As theories abounded early Saturday as to the group or person behind the deadly twin attacks in Norway a day earlier, investigators began to face the fact that they were likely dealing with a home-grown terrorist.
Key suspect Anders Behring Breivik – a blond, 6ft, 32-year-old Norwegian – was arrested after a gunman opened fire on a summer camp of students who had met to spend a long weekend discussing politics, playing football and enjoying music. The camp was organized by the Workers’ Youth League and was a meeting for young socialists.
Breivik was also believed to be linked to the explosions that ripped through Oslo earlier in the afternoon.
As police began searching the flat that he shares with his mother in a wealthy area of western Oslo a picture began to emerge of a loner with links to right-wing extremists and who had been well-educated and enjoyed hunting.
Breivik appeared to come from an affluent background, attending a middle-class secondary school in the city.

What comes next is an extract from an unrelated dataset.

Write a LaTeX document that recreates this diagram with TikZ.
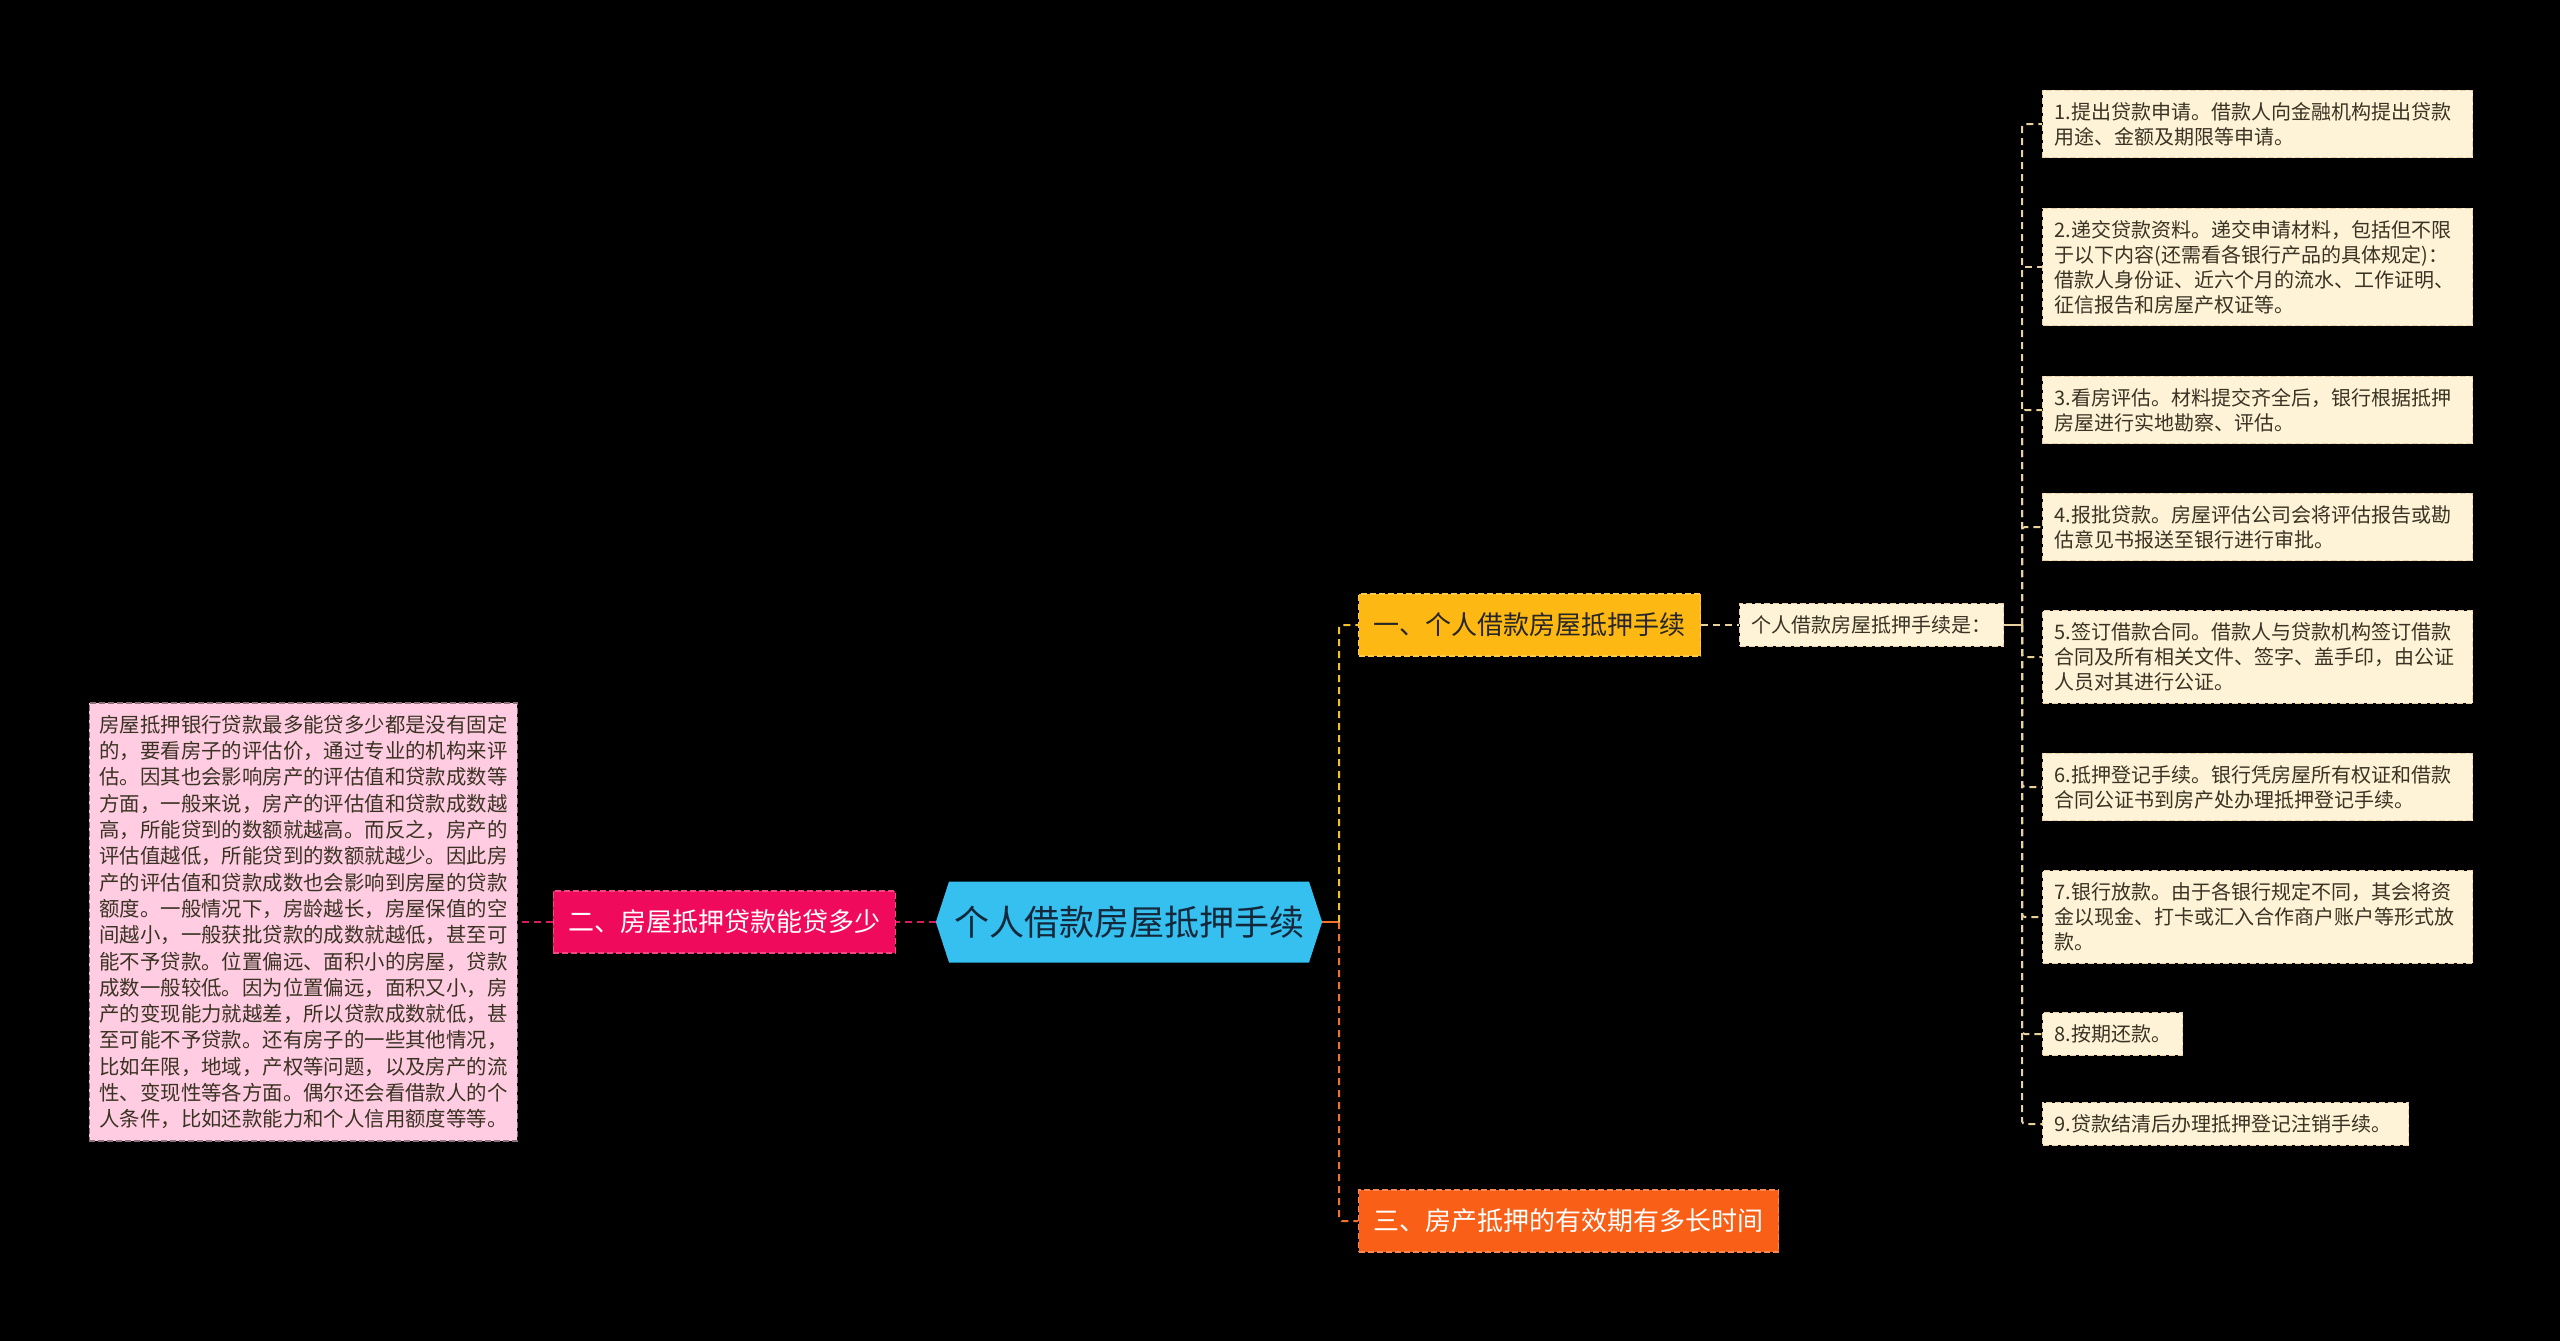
\documentclass[tikz,border=0pt]{standalone}
\usepackage{fontspec}
\setmainfont{Noto Sans CJK SC}
\usepackage{tikz}
\usetikzlibrary{shapes,shapes.symbols,arrows.meta,positioning,calc}
\definecolor{mmRoot}{HTML}{35C0F0}
\definecolor{mmRootText}{HTML}{13283A}
\definecolor{mmMagenta}{HTML}{F00A5C}
\definecolor{mmPink}{HTML}{FFCCE1}
\definecolor{mmAmber}{HTML}{FDB813}
\definecolor{mmOrange}{HTML}{FA5F17}
\definecolor{mmCream}{HTML}{FEF3D6}
\definecolor{mmInk}{HTML}{3A3324}
\definecolor{lkMagenta}{HTML}{D81B60}
\definecolor{lkAmber}{HTML}{F2C12E}
\definecolor{lkOrange}{HTML}{F0722E}
\definecolor{lkCream}{HTML}{E6D29A}
\tikzset{
    mmBoxBase/.style={
        rectangle,
        draw,
        dash pattern=on 6pt off 3pt,
        line width=1.2pt,
        inner xsep=12pt,
        inner ysep=12pt,
        align=left
    },
    % Root and branches
    rootHex/.style={
        signal, signal to=west and east, signal pointer angle=144,
        fill=mmRoot, draw=none, text=mmRootText,
        minimum height=81pt, inner xsep=5pt,
        font=\fontsize{35pt}{40pt}\selectfont
    },
    branchBox/.style={
        mmBoxBase, fill=#1, draw=#1!75!white,
        inner xsep=15pt, minimum height=62pt,
        font=\fontsize{26pt}{30pt}\selectfont
    },
    % Leaves
    noteBox/.style={mmBoxBase, fill=mmCream, draw=mmCream!70!brown, text=mmInk,
        font=\fontsize{20pt}{25pt}\selectfont},
    pinkBox/.style={mmBoxBase, fill=mmPink, draw=mmPink!55!black, text=mmInk,
        inner xsep=10pt, font=\fontsize{20.4pt}{26.3pt}\selectfont},
    % Links
    lkBase/.style={line width=2pt, dash pattern=on 7pt off 5pt, rounded corners=3pt}
}
\begin{document}
\begin{tikzpicture}[x=1pt, y=-1pt,
    lk/.style={lkBase, draw=#1}
]
\fill[black] (0,0) rectangle (2560,1341);
\useasboundingbox (0,0) rectangle (2560,1341);

% Root
\node[rootHex] (root) at (1129,922) {个人借款房屋抵押手续};

% Left branch
\node[branchBox=mmMagenta, text=white, anchor=east] (b2) at (896,922) {二、房屋抵押贷款能贷多少};
\node[pinkBox, anchor=east] (b2n) at (518,922) {房屋抵押银行贷款最多能贷多少都是没有固定\\
的，要看房子的评估价，通过专业的机构来评\\
估。因其也会影响房产的评估值和贷款成数等\\
方面，一般来说，房产的评估值和贷款成数越\\
高，所能贷到的数额就越高。而反之，房产的\\
评估值越低，所能贷到的数额就越少。因此房\\
产的评估值和贷款成数也会影响到房屋的贷款\\
额度。一般情况下，房龄越长，房屋保值的空\\
间越小，一般获批贷款的成数就越低，甚至可\\
能不予贷款。位置偏远、面积小的房屋，贷款\\
成数一般较低。因为位置偏远，面积又小，房\\
产的变现能力就越差，所以贷款成数就低，甚\\
至可能不予贷款。还有房子的一些其他情况，\\
比如年限，地域，产权等问题，以及房产的流\\
性、变现性等各方面。偶尔还会看借款人的个\\
人条件，比如还款能力和个人信用额度等等。};

% Right branches
\node[branchBox=mmAmber, text=black!85, anchor=west] (b1) at (1358,625) {一、个人借款房屋抵押手续};
\node[branchBox=mmOrange, text=white, anchor=west] (b3) at (1358,1221) {三、房产抵押的有效期有多长时间};
\node[noteBox, anchor=west] (b1n) at (1739,625) {个人借款房屋抵押手续是：};

% Steps
\foreach \i/\y/\w/\t in {
    1/124/406/{1.提出贷款申请。借款人向金融机构提出贷款\\用途、金额及期限等申请。},
    2/267/406/{2.递交贷款资料。递交申请材料，包括但不限\\于以下内容(还需看各银行产品的具体规定)：\\借款人身份证、近六个月的流水、工作证明、\\征信报告和房屋产权证等。},
    3/410/406/{3.看房评估。材料提交齐全后，银行根据抵押\\房屋进行实地勘察、评估。},
    4/527/406/{4.报批贷款。房屋评估公司会将评估报告或勘\\估意见书报送至银行进行审批。},
    5/657/406/{5.签订借款合同。借款人与贷款机构签订借款\\合同及所有相关文件、签字、盖手印，由公证\\人员对其进行公证。},
    6/787/406/{6.抵押登记手续。银行凭房屋所有权证和借款\\合同公证书到房产处办理抵押登记手续。},
    7/917/406/{7.银行放款。由于各银行规定不同，其会将资\\金以现金、打卡或汇入合作商户账户等形式放\\款。},
    8/1034/116/{8.按期还款。},
    9/1124/342/{9.贷款结清后办理抵押登记注销手续。}} {
    \node[noteBox, anchor=west, text width=\w pt] (s\i) at (2042,\y) {\t};
}

% Links
\draw[lk=lkMagenta] (root.west) -- (b2.east);
\draw[lk=lkMagenta] (b2.west) -- (b2n.east);
\coordinate (hubL) at (1339,922);
\draw[line width=2pt, lkOrange] (root.east) -- (hubL);
\draw[lk=lkAmber] (hubL) |- (b1.west);
\draw[lk=lkOrange] (hubL) |- (b3.west);
\draw[lk=lkCream] (b1.east) -- (b1n.west);
\coordinate (hubR) at (2022,625);
\draw[lk=lkCream, solid] (b1n.east) -- (hubR);
\foreach \i in {1,...,9} {
    \draw[lk=lkCream] (hubR) |- (s\i.west);
}
\end{tikzpicture}
\end{document}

Apart from a traffic conviction ten years ago he has no criminal record, according to a Norwegian newspaper. He completed a year of national service in the army.
Breivik had set up his own business, Breivik Geofarm, and a month ago had started to run an organic farm in Hedmark in eastern Norway. There he reportedly produced and stored fertilizers that he was able to use in explosives.
He was known to be active on the internet, expressing extremist Islamophobic views on forums and criticizing immigration policies.
He recently claimed that politics today was not about socialism vs. capitalism but nationalism vs. internationalism. He argued on a Swedish news website that the media were not critical enough about Islam and claimed that Geert Wilders’ Party for Freedom in the Netherlands was the only “true” party of conservatives.
A commenter at little green footballs has pointed out that Breivik is also a fan of Pamela Geller, whose blog Atlas Shrugs he has cited.
Update: Breivik recommended other sites associated with the so-called counter-jihad movement, notably Jihad Watch, Gates of Vienna and the Brussels Journal. In December 2009 he wrote that he was working full time to promote the ideas of Islamophobes like Robert Spencer and Bat Ye’or.
He also wrote of his contacts with the English Defence League and Stop Islamisation of Europe and claimed to have given them advice on strategy. He attached importance to building “a Norwegian version” of the EDL to fight against anti-fascists and anti-racists.
Attempts to set up a Norwegian Defence League have been beset by problems, including accusations that the organisation had been “taken over by neo-Nazis“. It would be interesting to know what role if any Breivik had in this.